The magazine's study gave each member of Congress a score for party unity and presidential support based on thousands of votes stretching from Bush's inauguration in 2001 up until lawmakers recessed this August. What it shows is that Capitol Hill has resembled a junior high dance, with Republicans lining up on one wall, Democrats on the other and few waltzing toward the middle.

The average party unity score for House Democrats was 93 percent during the Bush years and 92 percent for Republicans. The averages in the Senate were only slightly lower than that.

Other members of Utah's delegation, all of whom are Republicans, were even more loyal than the national average. Rep. Chris Cannon, R-Utah, backed his party 97 percent of the time. So did Rep. Rob Bishop, R-Utah.

But Matheson was far less predictable.

He went against Democratic leaders and voted with Republicans a fourth of the time. He sided with President Bush 41 percent of the time.

"I'm not a rubber stamp, and there are too many rubber stamps in Congress these days," Matheson said. "People just want to follow whatever their party leadership tells them."

Matheson, who prefers to be called "independent," has refused to support a timeline for withdrawal from Iraq and has supported new free-trade agreements with countries such as Colombia, two recent examples of his centrist ways. He backed Bush's No Child Left Behind education program, his tax cuts, the war in Iraq and the president's immigration policy.

On energy, the hottest issue in Congress these days, Matheson has been more receptive to new drilling than most Democrats.

Some Utah Democrats are infuriated by these positions, saying they are grateful Utah has a Democrat in Washington, but they wish he would take a step to the left. At the same time, Republicans try to lump Matheson in with the more liberal members in Congress during election years, saying the four-term House member doesn't represent GOP-dominated Utah.

"Both the left and the right like to beat up on me," said Matheson, but he believes his positions mirror the views of his constituents, even if they don't match perfectly with either party's platform.

Matheson soon may have a few more friends in Congress, according to Norman Ornstein, a scholar with the American Enterprise Institute in Washington, D.C.

Democrats have recruited moderate if not conservative candidates to challenge vulnerable Republicans in the South and West. And many political handicappers expect a number of them to prevail this fall.
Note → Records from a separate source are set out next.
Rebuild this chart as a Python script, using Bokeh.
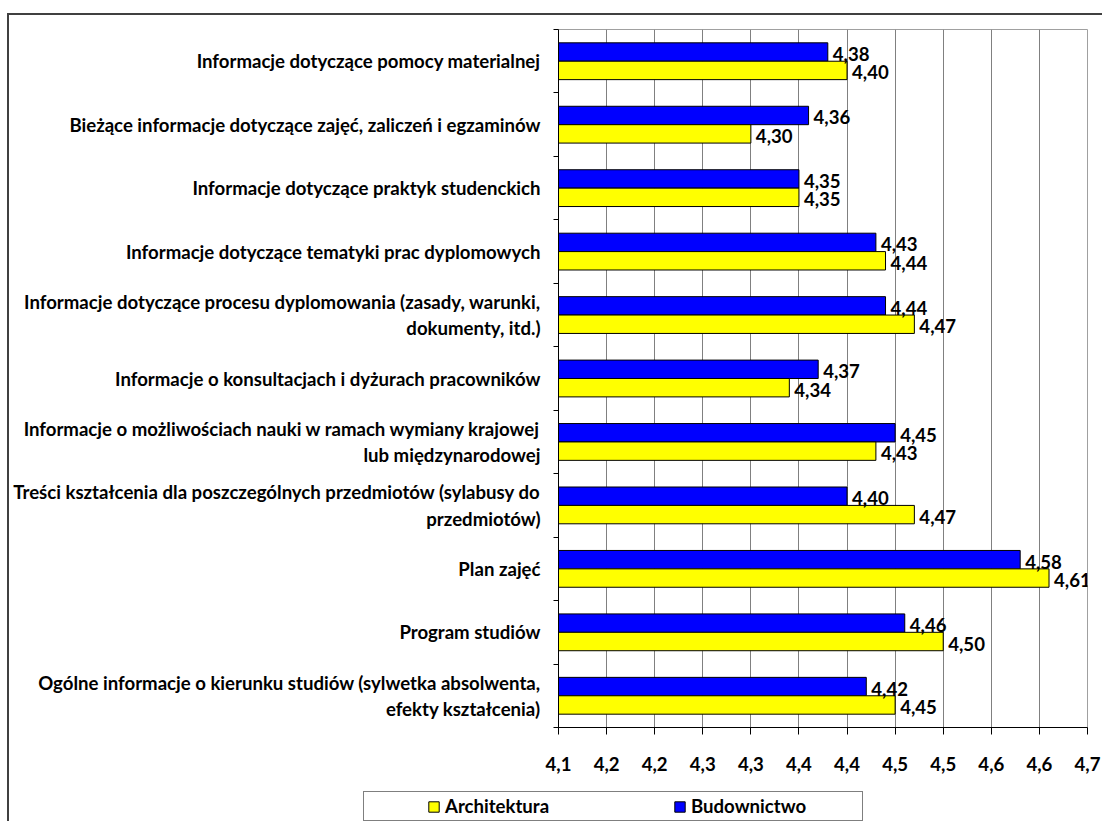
from bokeh.plotting import figure
from bokeh.layouts import column
from bokeh.models import Range1d, FixedTicker, Legend, LegendItem, ColumnDataSource
from bokeh.core.properties import value
from bokeh.embed import file_html
from bokeh.resources import INLINE

categories = [
    "Informacje dotyczące pomocy materialnej",
    "Bieżące informacje dotyczące zajęć, zaliczeń i egzaminów",
    "Informacje dotyczące praktyk studenckich",
    "Informacje dotyczące tematyki prac dyplomowych",
    "Informacje dotyczące procesu dyplomowania (zasady, warunki,\ndokumenty, itd.)",
    "Informacje o konsultacjach i dyżurach pracowników",
    "Informacje o możliwościach nauki w ramach wymiany krajowej\nlub międzynarodowej",
    "Treści kształcenia dla poszczególnych przedmiotów (sylabusy do\nprzedmiotów)",
    "Plan zajęć",
    "Program studiów",
    "Ogólne informacje o kierunku studiów (sylwetka absolwenta,\nefekty kształcenia)",
]
budownictwo = [4.38, 4.36, 4.35, 4.43, 4.44, 4.37, 4.45, 4.40, 4.58, 4.46, 4.42]
architektura = [4.40, 4.30, 4.35, 4.44, 4.47, 4.34, 4.43, 4.47, 4.61, 4.50, 4.45]
series_names = ["Architektura", "Budownictwo"]
series_colors = ["#FFFF00", "#0000FF"]
x_ticks = [4.10, 4.15, 4.20, 4.25, 4.30, 4.35, 4.40, 4.45, 4.50, 4.55, 4.60, 4.65]
x_tick_labels = ["4,1", "4,2", "4,2", "4,3", "4,3", "4,4", "4,4", "4,5", "4,5", "4,6", "4,6", "4,7"]

FONT = "Lato"
FS = "18.6px"
W = 1093
n = len(categories)
ypos = [n - 1 - k for k in range(n)]
off = 0.145
bar_h = 0.29

src = ColumnDataSource(dict(
    y_b=[y + off for y in ypos],
    y_a=[y - off for y in ypos],
    b=budownictwo,
    a=architektura,
    lb=[f"{v:.2f}".replace(".", ",") for v in budownictwo],
    la=[f"{v:.2f}".replace(".", ",") for v in architektura],
))

p = figure(
    width=W, height=772,
    x_range=Range1d(x_ticks[0], x_ticks[-1]),
    y_range=Range1d(-0.5, n - 0.5),
    output_backend="svg", toolbar_location=None,
    min_border_left=549, min_border_right=15, min_border_top=14, min_border_bottom=60,
)
p.background_fill_color = "white"
p.border_fill_color = "white"
p.outline_line_color = "#A0A0A0"
p.outline_line_width = 1

rb = p.hbar(y="y_b", left=x_ticks[0], right="b", height=bar_h, source=src,
            fill_color=series_colors[1], line_color="#000000", line_width=1)
ra = p.hbar(y="y_a", left=x_ticks[0], right="a", height=bar_h, source=src,
            fill_color=series_colors[0], line_color="#000000", line_width=1)

for xcol, ycol, tcol in (("b", "y_b", "lb"), ("a", "y_a", "la")):
    p.text(x=xcol, y=ycol, text=tcol, source=src, x_offset=5, y_offset=2,
           text_baseline="middle", text_align="left",
           text_font=value(FONT), text_font_style="bold",
           text_font_size=FS, text_color="#000000")

# x axis
xt = FixedTicker(ticks=x_ticks)
p.xaxis.ticker = xt
p.xaxis.major_label_overrides = dict(zip(x_ticks, x_tick_labels))
p.xaxis.major_tick_out = 7
p.xaxis.major_tick_in = 0
p.xaxis.minor_tick_out = 0
p.xaxis.minor_tick_in = 0
p.xaxis.major_label_standoff = 22
p.xaxis.axis_line_color = "#000000"
p.xaxis.major_tick_line_color = "#000000"
p.xaxis.major_label_text_font = FONT
p.xaxis.major_label_text_font_style = "bold"
p.xaxis.major_label_text_font_size = FS
p.xaxis.major_label_text_color = "#000000"
p.xgrid.ticker = xt
p.xgrid.grid_line_color = "#808080"
p.xgrid.grid_line_width = 1

# y axis
yt = FixedTicker(ticks=ypos, minor_ticks=[i - 0.5 for i in range(n + 1)])
p.yaxis.ticker = yt
p.yaxis.major_label_overrides = {y: c for y, c in zip(ypos, categories)}
p.yaxis.major_tick_out = 0
p.yaxis.major_tick_in = 0
p.yaxis.minor_tick_out = 5
p.yaxis.minor_tick_in = 0
p.yaxis.minor_tick_line_color = "#000000"
p.yaxis.major_label_standoff = 13
p.yaxis.axis_line_color = "#000000"
p.yaxis.major_label_text_font = FONT
p.yaxis.major_label_text_font_style = "bold"
p.yaxis.major_label_text_font_size = FS
p.yaxis.major_label_text_color = "#000000"
p.ygrid.visible = False

# legend strip (own figure so the legend is not clipped by the plot frame)
leg = figure(
    width=W, height=34,
    x_range=Range1d(0, 1), y_range=Range1d(0, 1),
    x_axis_type=None, y_axis_type=None,
    output_backend="svg", toolbar_location=None,
    min_border_left=0, min_border_right=0, min_border_top=0, min_border_bottom=0,
)
leg.frame_align = False
leg.outline_line_color = None
leg.background_fill_color = "white"
leg.border_fill_color = "white"
leg.xgrid.visible = False
leg.ygrid.visible = False
# legend swatch renderers (their bars lie outside this strip's ranges)
la_r = leg.hbar(y="y_a", left=x_ticks[0], right="a", height=bar_h, source=src,
                fill_color=series_colors[0], line_color="#000000", line_width=1)
lb_r = leg.hbar(y="y_b", left=x_ticks[0], right="b", height=bar_h, source=src,
                fill_color=series_colors[1], line_color="#000000", line_width=1)

legend = Legend(
    items=[LegendItem(label=series_names[0], renderers=[la_r]),
           LegendItem(label=series_names[1], renderers=[lb_r])],
    location=(354, 0),
    orientation="horizontal",
    glyph_width=13, glyph_height=13,
    label_standoff=5, label_width=168, spacing=60,
    padding=3, margin=0,
    border_line_color="#000000", border_line_width=1,
    background_fill_color="white", background_fill_alpha=1,
    label_text_font=FONT, label_text_font_style="bold",
    label_text_font_size=FS, label_text_color="#000000",
    title="\u00a0", title_location="left",
    title_text_font_size="2px", title_standoff=58,
)
leg.add_layout(legend)

layout = column(
    p, leg, spacing=0,
    styles={"margin-top": "13px", "margin-left": "7px",
            "border-left": "2px solid #404040", "border-top": "2px solid #404040"},
)

open("out.html", "w").write(file_html(layout, INLINE))
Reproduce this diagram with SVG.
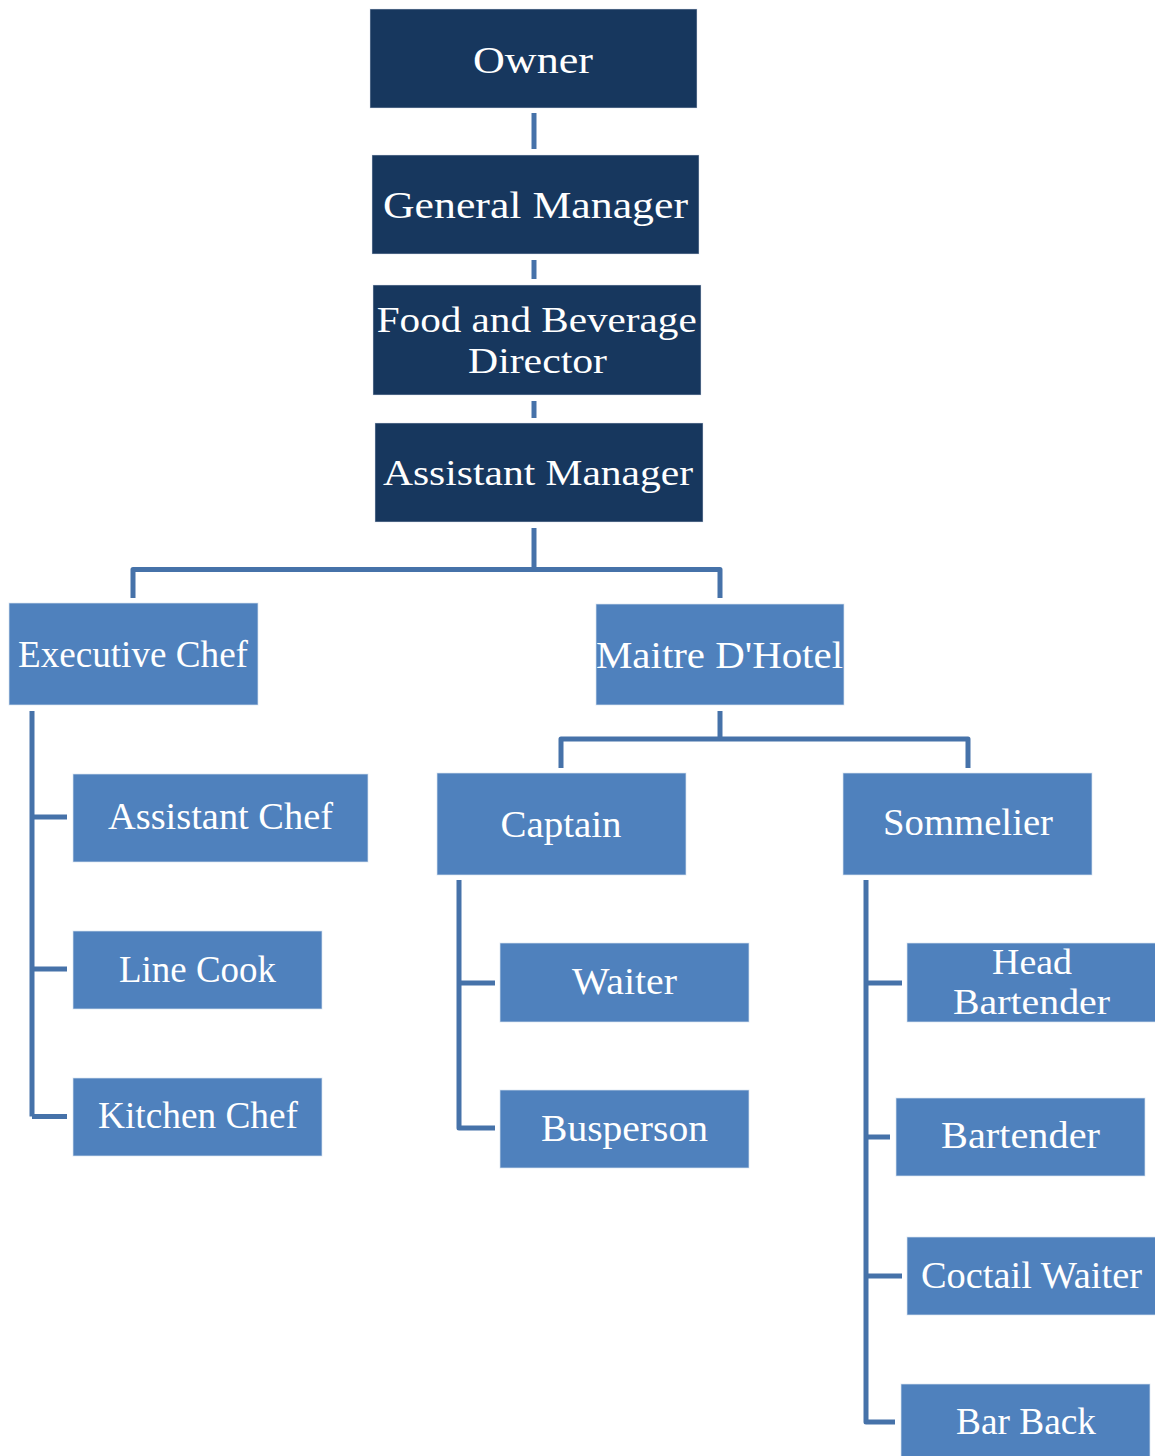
<svg xmlns="http://www.w3.org/2000/svg" width="1155" height="1456" viewBox="0 0 1155 1456">
  <style>
    .dark { fill: #17375E; stroke: #dfe6f0; stroke-width: 1; stroke-opacity: 0.5; }
    .light { fill: #4F81BD; stroke: #dbe5f1; stroke-width: 1; stroke-opacity: 0.7; }
    .lbl { font-family: "Liberation Serif", "DejaVu Serif", serif; fill: #ffffff; text-anchor: middle; }
    .conn { fill: none; stroke: #4672A9; stroke-width: 5; stroke-linejoin: round; stroke-linecap: butt; }
  </style>
  <rect width="1155" height="1456" fill="#ffffff"/>

  <!-- connectors -->
  <g id="connectors" class="conn">
    <path d="M534,113 V149"/>
    <path d="M534,260 V279"/>
    <path d="M534,401 V418"/>
    <path d="M534,528 V569.5"/>
    <path d="M133,598 V569.5 H720 V598"/>
    <path d="M720,711 V739"/>
    <path d="M561,768 V739 H968 V768"/>
    <path d="M67,817 H32 V711 M32,1116.5 H67 M32,969 H67 M32,817 V1116.5"/>
    <path d="M459,880 V1128 H495 M459,983 H495"/>
    <path d="M866,880 V1422 H895 M866,983 H902 M866,1137 H890 M866,1276 H902"/>
  </g>

  <!-- top chain -->
  <g id="owner">
    <rect class="dark" x="370" y="9" width="327" height="99"/>
    <text class="lbl" x="533" y="73" font-size="38" textLength="120" lengthAdjust="spacingAndGlyphs">Owner</text>
  </g>
  <g id="general-manager">
    <rect class="dark" x="372" y="155" width="327" height="99"/>
    <text class="lbl" x="535.5" y="218" font-size="38" textLength="305" lengthAdjust="spacingAndGlyphs">General Manager</text>
  </g>
  <g id="food-beverage-director">
    <rect class="dark" x="373" y="285" width="328" height="110"/>
    <text class="lbl" x="536.7" y="332" font-size="36" textLength="320" lengthAdjust="spacingAndGlyphs">Food and Beverage</text>
    <text class="lbl" x="537.5" y="373" font-size="36" textLength="139" lengthAdjust="spacingAndGlyphs">Director</text>
  </g>
  <g id="assistant-manager">
    <rect class="dark" x="375" y="423" width="328" height="99"/>
    <text class="lbl" x="538" y="485" font-size="36" textLength="310" lengthAdjust="spacingAndGlyphs">Assistant Manager</text>
  </g>

  <!-- second level -->
  <g id="executive-chef">
    <rect class="light" x="9" y="603" width="249" height="102"/>
    <text class="lbl" x="133" y="667" font-size="37" textLength="230" lengthAdjust="spacingAndGlyphs">Executive Chef</text>
  </g>
  <g id="maitre-d-hotel">
    <rect class="light" x="596" y="604" width="248" height="101"/>
    <text class="lbl" x="719.5" y="668" font-size="37" textLength="247" lengthAdjust="spacingAndGlyphs">Maitre D'Hotel</text>
  </g>

  <!-- kitchen -->
  <g id="assistant-chef">
    <rect class="light" x="73" y="774" width="295" height="88"/>
    <text class="lbl" x="220.5" y="829" font-size="37" textLength="225" lengthAdjust="spacingAndGlyphs">Assistant Chef</text>
  </g>
  <g id="line-cook">
    <rect class="light" x="73" y="931" width="249" height="78"/>
    <text class="lbl" x="197.5" y="982" font-size="37" textLength="157" lengthAdjust="spacingAndGlyphs">Line Cook</text>
  </g>
  <g id="kitchen-chef">
    <rect class="light" x="73" y="1078" width="249" height="78"/>
    <text class="lbl" x="198" y="1128" font-size="37" textLength="200" lengthAdjust="spacingAndGlyphs">Kitchen Chef</text>
  </g>

  <!-- front of house -->
  <g id="captain">
    <rect class="light" x="437" y="773" width="249" height="102"/>
    <text class="lbl" x="561" y="837" font-size="37" textLength="121" lengthAdjust="spacingAndGlyphs">Captain</text>
  </g>
  <g id="sommelier">
    <rect class="light" x="843" y="773" width="249" height="102"/>
    <text class="lbl" x="968" y="835" font-size="37" textLength="170" lengthAdjust="spacingAndGlyphs">Sommelier</text>
  </g>
  <g id="waiter">
    <rect class="light" x="500" y="943" width="249" height="79"/>
    <text class="lbl" x="624.5" y="994" font-size="37" textLength="105" lengthAdjust="spacingAndGlyphs">Waiter</text>
  </g>
  <g id="busperson">
    <rect class="light" x="500" y="1090" width="249" height="78"/>
    <text class="lbl" x="624.5" y="1141" font-size="37" textLength="167" lengthAdjust="spacingAndGlyphs">Busperson</text>
  </g>

  <!-- bar -->
  <g id="head-bartender">
    <rect class="light" x="907" y="943" width="250" height="79"/>
    <text class="lbl" x="1032" y="974" font-size="35" textLength="80" lengthAdjust="spacingAndGlyphs">Head</text>
    <text class="lbl" x="1031.5" y="1014" font-size="35" textLength="157" lengthAdjust="spacingAndGlyphs">Bartender</text>
  </g>
  <g id="bartender">
    <rect class="light" x="896" y="1098" width="249" height="78"/>
    <text class="lbl" x="1020.5" y="1148" font-size="37" textLength="159" lengthAdjust="spacingAndGlyphs">Bartender</text>
  </g>
  <g id="coctail-waiter">
    <rect class="light" x="907" y="1237" width="250" height="78"/>
    <text class="lbl" x="1031.5" y="1288" font-size="37" textLength="221" lengthAdjust="spacingAndGlyphs">Coctail Waiter</text>
  </g>
  <g id="bar-back">
    <rect class="light" x="901" y="1384" width="249" height="80"/>
    <text class="lbl" x="1026" y="1434" font-size="37" textLength="140" lengthAdjust="spacingAndGlyphs">Bar Back</text>
  </g>
</svg>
"Matheson is going to have more like-minded people around," Ornstein predicted.

If that's true, the election could be a first step in reducing the partisanship that has enveloped Congress, a move strongly advocated by Kirk Jowers, the director of the Hinckley Institute of Politics at the University of Utah.

"As long as these [party unity] numbers stay in the 90s, I think Congress will continue to be a bitter and inept place," he said. "Congress' inability to tackle any of the important issues stems from this point: They don't vote independently."

mcanham@sltrib.com

Votes during the Bush years

* Sen. Bob Bennett, R: Party unity: 93 percent; presidential support: 92 percent

* Sen. Orrin Hatch, R: Party unity: 93 percent; presidential support: 91 percent

* Rep. Chris Cannon, R: Party unity: 97 percent; presidential support: 89 percent

* Rep. Rob Bishop, R: Party unity: 97 percent; presidential support: 83 percent

* Rep. Jim Matheson, D: Party unity: 74 percent; presidential support: 41 percent

Congressional Quarterly released a study of thousands of party-line votes and votes in which President Bush held a clear position during the past 7 1/2 years to show how often members of Congress stuck with their party or the president.